- Directed by: Jane Campion
- Written by: Jane Campion
- Starring: Gabrielle Shornegg Geraldine Haywood Marina Knight
- Cinematography: Sally Bongers
- Edited by: Christopher Lancaster
- Release date: 1984;
- Running time: 27 minutes
- Country: Australia
- Language: English

= A Girl's Own Story =

1984 film

A Girl's Own Story is a 1984 short Australian drama film directed by Jane Campion. It was screened in the Un Certain Regard section at the 1986 Cannes Film Festival. The short centers on the female adolescent experience—particularly female desire—using a fragmentary approach.

== Plot ==
The film is set during the 1960s at the height of Beatlemania. It opens with schoolgirls singing a Beatles song in the courtyard of their Catholic school to the delight of their classmates, but a nun arrives to break it up. Two girls, Pam and Stella, are in a bedroom where they kiss cutouts of Beatles members that are pinned to the wall. One of the girls is wearing the cutout of her favorite Beatle as a mask to practice kissing on her friend.

This is intercut with scenes of one of the other schoolgirls, Gloria, who is at home playing a game of make-believe with her brother Graeme. Pam's home life is a scene of dysfunction due to her unfaithful father and a depressed mother. Despite the parents' marital strife, the couple ends up reconciling much to Pam's surprise.
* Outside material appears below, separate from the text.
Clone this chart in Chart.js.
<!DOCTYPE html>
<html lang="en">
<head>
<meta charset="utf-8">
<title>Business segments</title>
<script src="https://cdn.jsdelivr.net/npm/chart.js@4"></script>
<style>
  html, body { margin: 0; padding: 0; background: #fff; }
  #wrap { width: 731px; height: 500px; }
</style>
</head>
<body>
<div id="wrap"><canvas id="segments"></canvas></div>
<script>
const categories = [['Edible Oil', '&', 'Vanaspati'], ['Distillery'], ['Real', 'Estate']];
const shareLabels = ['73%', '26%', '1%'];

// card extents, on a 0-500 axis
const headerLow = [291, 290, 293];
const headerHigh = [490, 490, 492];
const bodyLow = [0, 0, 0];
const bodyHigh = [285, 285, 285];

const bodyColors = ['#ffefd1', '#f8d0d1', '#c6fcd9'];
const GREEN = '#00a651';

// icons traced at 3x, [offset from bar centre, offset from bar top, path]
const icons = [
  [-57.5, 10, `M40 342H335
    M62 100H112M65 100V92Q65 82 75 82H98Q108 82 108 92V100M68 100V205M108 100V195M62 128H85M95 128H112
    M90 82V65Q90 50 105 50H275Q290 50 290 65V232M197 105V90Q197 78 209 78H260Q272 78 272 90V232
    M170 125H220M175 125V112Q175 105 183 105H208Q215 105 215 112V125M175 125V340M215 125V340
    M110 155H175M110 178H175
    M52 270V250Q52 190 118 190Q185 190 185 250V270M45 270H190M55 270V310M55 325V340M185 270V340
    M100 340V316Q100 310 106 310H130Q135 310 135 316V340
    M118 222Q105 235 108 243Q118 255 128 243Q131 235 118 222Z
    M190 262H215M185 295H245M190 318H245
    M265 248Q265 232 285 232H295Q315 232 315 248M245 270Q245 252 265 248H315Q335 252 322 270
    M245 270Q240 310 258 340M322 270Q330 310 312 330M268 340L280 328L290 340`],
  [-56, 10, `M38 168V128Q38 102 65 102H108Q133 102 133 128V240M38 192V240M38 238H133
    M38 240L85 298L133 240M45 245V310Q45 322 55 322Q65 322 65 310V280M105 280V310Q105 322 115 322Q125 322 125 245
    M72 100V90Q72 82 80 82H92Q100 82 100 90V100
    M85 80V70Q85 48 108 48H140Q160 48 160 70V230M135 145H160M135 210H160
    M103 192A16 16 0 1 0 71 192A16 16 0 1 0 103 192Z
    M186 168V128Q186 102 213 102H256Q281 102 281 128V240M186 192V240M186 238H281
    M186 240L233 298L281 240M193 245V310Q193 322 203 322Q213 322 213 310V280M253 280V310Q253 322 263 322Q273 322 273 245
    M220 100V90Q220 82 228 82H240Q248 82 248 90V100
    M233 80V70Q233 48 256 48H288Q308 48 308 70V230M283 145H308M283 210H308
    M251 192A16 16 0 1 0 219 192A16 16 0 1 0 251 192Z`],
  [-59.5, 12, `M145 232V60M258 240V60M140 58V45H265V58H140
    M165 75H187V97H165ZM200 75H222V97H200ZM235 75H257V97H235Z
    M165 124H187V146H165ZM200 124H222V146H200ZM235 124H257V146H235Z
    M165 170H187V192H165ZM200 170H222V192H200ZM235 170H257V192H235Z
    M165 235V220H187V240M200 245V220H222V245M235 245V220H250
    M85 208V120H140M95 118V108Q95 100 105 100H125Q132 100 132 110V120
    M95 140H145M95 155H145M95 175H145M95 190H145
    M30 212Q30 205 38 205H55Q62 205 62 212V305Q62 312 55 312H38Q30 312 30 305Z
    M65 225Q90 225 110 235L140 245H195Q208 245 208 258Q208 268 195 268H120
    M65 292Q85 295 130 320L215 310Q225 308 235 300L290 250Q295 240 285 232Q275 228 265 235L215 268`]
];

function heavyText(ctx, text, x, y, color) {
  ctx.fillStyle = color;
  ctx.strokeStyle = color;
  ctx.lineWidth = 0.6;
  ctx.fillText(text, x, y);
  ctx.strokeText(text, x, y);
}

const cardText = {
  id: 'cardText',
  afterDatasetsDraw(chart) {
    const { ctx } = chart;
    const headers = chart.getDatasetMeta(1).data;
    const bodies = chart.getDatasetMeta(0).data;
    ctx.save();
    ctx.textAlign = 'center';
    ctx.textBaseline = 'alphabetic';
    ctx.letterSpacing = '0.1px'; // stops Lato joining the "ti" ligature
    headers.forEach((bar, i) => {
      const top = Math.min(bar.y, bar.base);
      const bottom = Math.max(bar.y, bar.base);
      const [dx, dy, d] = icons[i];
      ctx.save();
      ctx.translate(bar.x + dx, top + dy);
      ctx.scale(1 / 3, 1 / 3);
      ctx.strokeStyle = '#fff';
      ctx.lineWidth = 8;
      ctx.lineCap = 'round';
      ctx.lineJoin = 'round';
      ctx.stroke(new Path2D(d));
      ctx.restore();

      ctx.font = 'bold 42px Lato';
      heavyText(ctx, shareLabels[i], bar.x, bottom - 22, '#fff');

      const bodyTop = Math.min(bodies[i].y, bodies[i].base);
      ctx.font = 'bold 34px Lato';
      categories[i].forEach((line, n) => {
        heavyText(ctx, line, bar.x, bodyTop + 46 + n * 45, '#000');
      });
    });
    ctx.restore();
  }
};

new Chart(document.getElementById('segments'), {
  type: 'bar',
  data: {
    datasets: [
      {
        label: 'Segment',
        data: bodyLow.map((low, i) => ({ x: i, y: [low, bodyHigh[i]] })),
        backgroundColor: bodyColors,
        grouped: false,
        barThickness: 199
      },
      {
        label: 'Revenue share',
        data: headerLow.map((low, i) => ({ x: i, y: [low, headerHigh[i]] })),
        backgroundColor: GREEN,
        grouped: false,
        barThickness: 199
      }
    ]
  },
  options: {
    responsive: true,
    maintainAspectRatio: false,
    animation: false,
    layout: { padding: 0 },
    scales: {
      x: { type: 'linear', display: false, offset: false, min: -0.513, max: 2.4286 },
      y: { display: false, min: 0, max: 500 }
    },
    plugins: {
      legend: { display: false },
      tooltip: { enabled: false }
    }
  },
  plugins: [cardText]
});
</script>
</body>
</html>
A leitmotif of music-box notes plays intermittently throughout the film.

== Filming ==
Nicole Kidman admitted during an interview that at 14 she was originally cast as the lead in the film but turned it down because of her reluctance to kiss a girl and wear a shower cap.

== Reception ==
A Girl's Own Story received acclaim and won the 1984 Rouben Mamoulian Award at the Sydney Fim Festival and the Best Direction Award at the Australian Film Institute. It screened in the Un Certain Regard section at the 1986 Cannes Film Festival. Filmmaker Todd Haynes said "A Girl's Own Story' is a film of acute tenderness and beauty".

In a retrospective review, Cristina Álvarez López of Mubi wrote the film "signals concisely the fragile, liminal territory to be explored: a space between childhood and womanhood, between desire and repression, and between curiosity and trauma".